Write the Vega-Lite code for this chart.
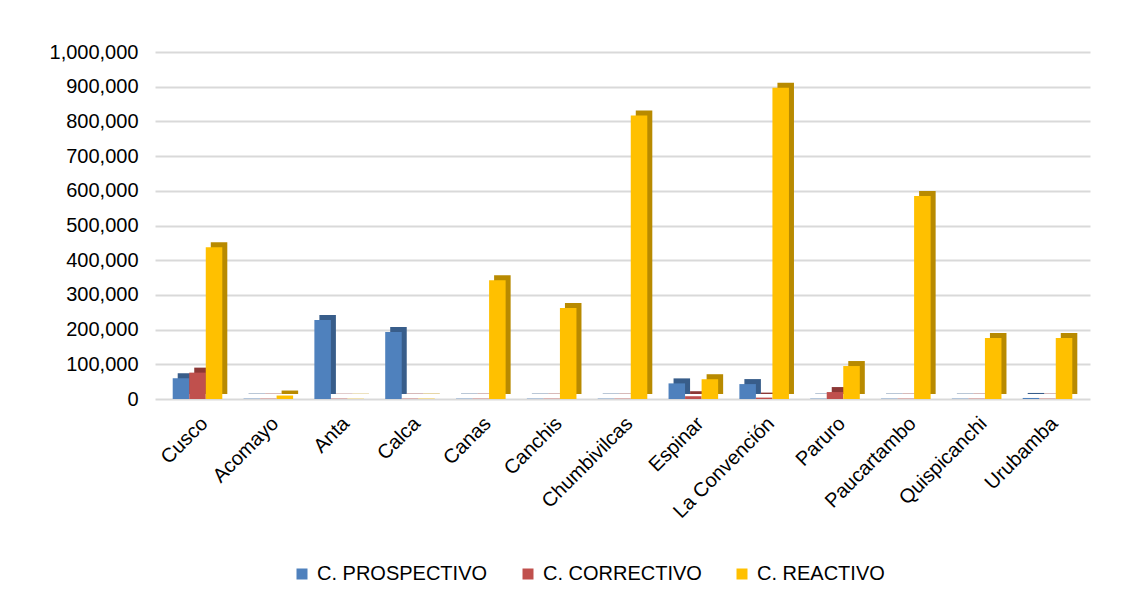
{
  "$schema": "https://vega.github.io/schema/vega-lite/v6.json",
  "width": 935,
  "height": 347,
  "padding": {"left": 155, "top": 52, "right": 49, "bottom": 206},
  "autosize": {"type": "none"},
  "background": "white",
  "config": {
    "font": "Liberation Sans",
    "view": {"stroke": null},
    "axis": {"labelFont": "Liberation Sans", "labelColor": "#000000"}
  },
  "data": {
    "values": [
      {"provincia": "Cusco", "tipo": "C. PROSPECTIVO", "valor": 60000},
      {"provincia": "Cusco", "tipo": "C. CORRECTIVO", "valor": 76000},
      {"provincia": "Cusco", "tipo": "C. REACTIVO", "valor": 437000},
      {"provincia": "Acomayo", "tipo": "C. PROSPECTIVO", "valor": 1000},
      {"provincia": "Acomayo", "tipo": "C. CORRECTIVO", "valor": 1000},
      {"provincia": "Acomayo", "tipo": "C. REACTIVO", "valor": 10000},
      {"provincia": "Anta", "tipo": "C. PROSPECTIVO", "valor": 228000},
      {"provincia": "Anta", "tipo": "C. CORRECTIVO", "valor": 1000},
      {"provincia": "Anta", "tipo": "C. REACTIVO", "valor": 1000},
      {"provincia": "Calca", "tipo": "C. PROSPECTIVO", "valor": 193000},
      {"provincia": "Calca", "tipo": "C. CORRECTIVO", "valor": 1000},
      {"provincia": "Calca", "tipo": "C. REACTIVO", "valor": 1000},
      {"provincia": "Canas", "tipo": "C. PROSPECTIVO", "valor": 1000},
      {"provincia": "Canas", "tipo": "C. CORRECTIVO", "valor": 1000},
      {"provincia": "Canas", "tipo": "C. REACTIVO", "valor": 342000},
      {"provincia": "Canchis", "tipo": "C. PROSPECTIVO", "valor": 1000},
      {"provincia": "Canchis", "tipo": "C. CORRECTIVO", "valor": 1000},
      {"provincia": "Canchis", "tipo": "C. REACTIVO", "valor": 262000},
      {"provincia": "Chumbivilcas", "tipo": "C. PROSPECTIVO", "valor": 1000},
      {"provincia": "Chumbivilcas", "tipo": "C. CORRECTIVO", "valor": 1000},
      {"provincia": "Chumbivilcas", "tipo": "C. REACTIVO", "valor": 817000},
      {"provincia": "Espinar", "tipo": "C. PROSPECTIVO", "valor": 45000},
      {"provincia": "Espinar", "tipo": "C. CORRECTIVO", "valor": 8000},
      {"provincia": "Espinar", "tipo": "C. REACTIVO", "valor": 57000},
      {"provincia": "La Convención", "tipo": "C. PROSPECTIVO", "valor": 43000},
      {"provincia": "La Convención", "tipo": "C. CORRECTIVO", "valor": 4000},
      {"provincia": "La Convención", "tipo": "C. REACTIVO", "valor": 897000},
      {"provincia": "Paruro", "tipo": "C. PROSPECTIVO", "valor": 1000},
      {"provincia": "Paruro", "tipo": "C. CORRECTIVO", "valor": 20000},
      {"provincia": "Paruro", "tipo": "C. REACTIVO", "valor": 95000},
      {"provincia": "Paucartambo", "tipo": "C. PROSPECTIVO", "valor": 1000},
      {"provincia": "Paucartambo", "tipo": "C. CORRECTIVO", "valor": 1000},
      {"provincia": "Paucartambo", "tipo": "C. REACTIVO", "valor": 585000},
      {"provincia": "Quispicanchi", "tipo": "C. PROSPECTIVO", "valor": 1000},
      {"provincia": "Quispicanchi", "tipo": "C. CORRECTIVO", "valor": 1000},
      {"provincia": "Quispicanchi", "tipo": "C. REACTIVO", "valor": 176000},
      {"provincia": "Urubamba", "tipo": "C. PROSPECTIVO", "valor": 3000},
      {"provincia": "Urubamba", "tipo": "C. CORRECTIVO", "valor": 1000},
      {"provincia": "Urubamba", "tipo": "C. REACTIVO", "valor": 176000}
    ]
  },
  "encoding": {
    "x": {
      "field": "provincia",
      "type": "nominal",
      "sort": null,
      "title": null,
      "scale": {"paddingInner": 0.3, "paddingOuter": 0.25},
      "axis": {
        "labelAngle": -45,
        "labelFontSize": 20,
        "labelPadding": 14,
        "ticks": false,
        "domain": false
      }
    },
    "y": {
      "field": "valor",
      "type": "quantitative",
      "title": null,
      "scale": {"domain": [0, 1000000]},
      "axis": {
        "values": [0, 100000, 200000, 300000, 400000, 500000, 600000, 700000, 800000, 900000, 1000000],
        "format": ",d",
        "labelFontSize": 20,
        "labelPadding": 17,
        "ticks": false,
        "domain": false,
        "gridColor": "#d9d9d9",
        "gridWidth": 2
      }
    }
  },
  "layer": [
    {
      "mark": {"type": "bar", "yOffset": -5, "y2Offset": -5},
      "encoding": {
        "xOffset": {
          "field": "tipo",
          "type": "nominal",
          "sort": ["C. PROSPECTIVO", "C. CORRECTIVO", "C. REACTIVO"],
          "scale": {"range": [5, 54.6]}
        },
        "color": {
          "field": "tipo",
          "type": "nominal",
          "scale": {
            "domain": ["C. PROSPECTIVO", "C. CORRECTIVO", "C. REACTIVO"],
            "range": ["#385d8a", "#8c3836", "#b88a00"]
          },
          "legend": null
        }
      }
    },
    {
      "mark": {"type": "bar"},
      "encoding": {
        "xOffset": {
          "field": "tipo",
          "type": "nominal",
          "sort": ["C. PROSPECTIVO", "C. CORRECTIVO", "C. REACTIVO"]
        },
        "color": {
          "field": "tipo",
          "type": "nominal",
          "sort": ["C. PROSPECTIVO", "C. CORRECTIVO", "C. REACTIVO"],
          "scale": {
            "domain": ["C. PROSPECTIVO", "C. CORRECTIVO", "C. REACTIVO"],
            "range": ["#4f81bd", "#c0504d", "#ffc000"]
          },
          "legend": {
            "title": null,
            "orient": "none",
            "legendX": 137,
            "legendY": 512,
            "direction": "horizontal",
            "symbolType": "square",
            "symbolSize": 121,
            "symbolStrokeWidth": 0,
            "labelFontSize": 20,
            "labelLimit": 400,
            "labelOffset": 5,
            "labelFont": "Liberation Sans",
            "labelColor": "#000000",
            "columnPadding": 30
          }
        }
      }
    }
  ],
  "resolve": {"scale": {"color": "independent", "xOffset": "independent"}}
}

----

▸ THE EXERCISE
Return the material exactly as given, apart from the pictures.

▸ SOLUTION
Write the Vega-Lite code for this chart.
{
  "$schema": "https://vega.github.io/schema/vega-lite/v6.json",
  "width": 935,
  "height": 347,
  "padding": {"left": 155, "top": 52, "right": 49, "bottom": 206},
  "autosize": {"type": "none"},
  "background": "white",
  "config": {
    "font": "Liberation Sans",
    "view": {"stroke": null},
    "axis": {"labelFont": "Liberation Sans", "labelColor": "#000000"}
  },
  "data": {
    "values": [
      {"provincia": "Cusco", "tipo": "C. PROSPECTIVO", "valor": 60000},
      {"provincia": "Cusco", "tipo": "C. CORRECTIVO", "valor": 76000},
      {"provincia": "Cusco", "tipo": "C. REACTIVO", "valor": 437000},
      {"provincia": "Acomayo", "tipo": "C. PROSPECTIVO", "valor": 1000},
      {"provincia": "Acomayo", "tipo": "C. CORRECTIVO", "valor": 1000},
      {"provincia": "Acomayo", "tipo": "C. REACTIVO", "valor": 10000},
      {"provincia": "Anta", "tipo": "C. PROSPECTIVO", "valor": 228000},
      {"provincia": "Anta", "tipo": "C. CORRECTIVO", "valor": 1000},
      {"provincia": "Anta", "tipo": "C. REACTIVO", "valor": 1000},
      {"provincia": "Calca", "tipo": "C. PROSPECTIVO", "valor": 193000},
      {"provincia": "Calca", "tipo": "C. CORRECTIVO", "valor": 1000},
      {"provincia": "Calca", "tipo": "C. REACTIVO", "valor": 1000},
      {"provincia": "Canas", "tipo": "C. PROSPECTIVO", "valor": 1000},
      {"provincia": "Canas", "tipo": "C. CORRECTIVO", "valor": 1000},
      {"provincia": "Canas", "tipo": "C. REACTIVO", "valor": 342000},
      {"provincia": "Canchis", "tipo": "C. PROSPECTIVO", "valor": 1000},
      {"provincia": "Canchis", "tipo": "C. CORRECTIVO", "valor": 1000},
      {"provincia": "Canchis", "tipo": "C. REACTIVO", "valor": 262000},
      {"provincia": "Chumbivilcas", "tipo": "C. PROSPECTIVO", "valor": 1000},
      {"provincia": "Chumbivilcas", "tipo": "C. CORRECTIVO", "valor": 1000},
      {"provincia": "Chumbivilcas", "tipo": "C. REACTIVO", "valor": 817000},
      {"provincia": "Espinar", "tipo": "C. PROSPECTIVO", "valor": 45000},
      {"provincia": "Espinar", "tipo": "C. CORRECTIVO", "valor": 8000},
      {"provincia": "Espinar", "tipo": "C. REACTIVO", "valor": 57000},
      {"provincia": "La Convención", "tipo": "C. PROSPECTIVO", "valor": 43000},
      {"provincia": "La Convención", "tipo": "C. CORRECTIVO", "valor": 4000},
      {"provincia": "La Convención", "tipo": "C. REACTIVO", "valor": 897000},
      {"provincia": "Paruro", "tipo": "C. PROSPECTIVO", "valor": 1000},
      {"provincia": "Paruro", "tipo": "C. CORRECTIVO", "valor": 20000},
      {"provincia": "Paruro", "tipo": "C. REACTIVO", "valor": 95000},
      {"provincia": "Paucartambo", "tipo": "C. PROSPECTIVO", "valor": 1000},
      {"provincia": "Paucartambo", "tipo": "C. CORRECTIVO", "valor": 1000},
      {"provincia": "Paucartambo", "tipo": "C. REACTIVO", "valor": 585000},
      {"provincia": "Quispicanchi", "tipo": "C. PROSPECTIVO", "valor": 1000},
      {"provincia": "Quispicanchi", "tipo": "C. CORRECTIVO", "valor": 1000},
      {"provincia": "Quispicanchi", "tipo": "C. REACTIVO", "valor": 176000},
      {"provincia": "Urubamba", "tipo": "C. PROSPECTIVO", "valor": 3000},
      {"provincia": "Urubamba", "tipo": "C. CORRECTIVO", "valor": 1000},
      {"provincia": "Urubamba", "tipo": "C. REACTIVO", "valor": 176000}
    ]
  },
  "encoding": {
    "x": {
      "field": "provincia",
      "type": "nominal",
      "sort": null,
      "title": null,
      "scale": {"paddingInner": 0.3, "paddingOuter": 0.25},
      "axis": {
        "labelAngle": -45,
        "labelFontSize": 20,
        "labelPadding": 14,
        "ticks": false,
        "domain": false
      }
    },
    "y": {
      "field": "valor",
      "type": "quantitative",
      "title": null,
      "scale": {"domain": [0, 1000000]},
      "axis": {
        "values": [0, 100000, 200000, 300000, 400000, 500000, 600000, 700000, 800000, 900000, 1000000],
        "format": ",d",
        "labelFontSize": 20,
        "labelPadding": 17,
        "ticks": false,
        "domain": false,
        "gridColor": "#d9d9d9",
        "gridWidth": 2
      }
    }
  },
  "layer": [
    {
      "mark": {"type": "bar", "yOffset": -5, "y2Offset": -5},
      "encoding": {
        "xOffset": {
          "field": "tipo",
          "type": "nominal",
          "sort": ["C. PROSPECTIVO", "C. CORRECTIVO", "C. REACTIVO"],
          "scale": {"range": [5, 54.6]}
        },
        "color": {
          "field": "tipo",
          "type": "nominal",
          "scale": {
            "domain": ["C. PROSPECTIVO", "C. CORRECTIVO", "C. REACTIVO"],
            "range": ["#385d8a", "#8c3836", "#b88a00"]
          },
          "legend": null
        }
      }
    },
    {
      "mark": {"type": "bar"},
      "encoding": {
        "xOffset": {
          "field": "tipo",
          "type": "nominal",
          "sort": ["C. PROSPECTIVO", "C. CORRECTIVO", "C. REACTIVO"]
        },
        "color": {
          "field": "tipo",
          "type": "nominal",
          "sort": ["C. PROSPECTIVO", "C. CORRECTIVO", "C. REACTIVO"],
          "scale": {
            "domain": ["C. PROSPECTIVO", "C. CORRECTIVO", "C. REACTIVO"],
            "range": ["#4f81bd", "#c0504d", "#ffc000"]
          },
          "legend": {
            "title": null,
            "orient": "none",
            "legendX": 137,
            "legendY": 512,
            "direction": "horizontal",
            "symbolType": "square",
            "symbolSize": 121,
            "symbolStrokeWidth": 0,
            "labelFontSize": 20,
            "labelLimit": 400,
            "labelOffset": 5,
            "labelFont": "Liberation Sans",
            "labelColor": "#000000",
            "columnPadding": 30
          }
        }
      }
    }
  ],
  "resolve": {"scale": {"color": "independent", "xOffset": "independent"}}
}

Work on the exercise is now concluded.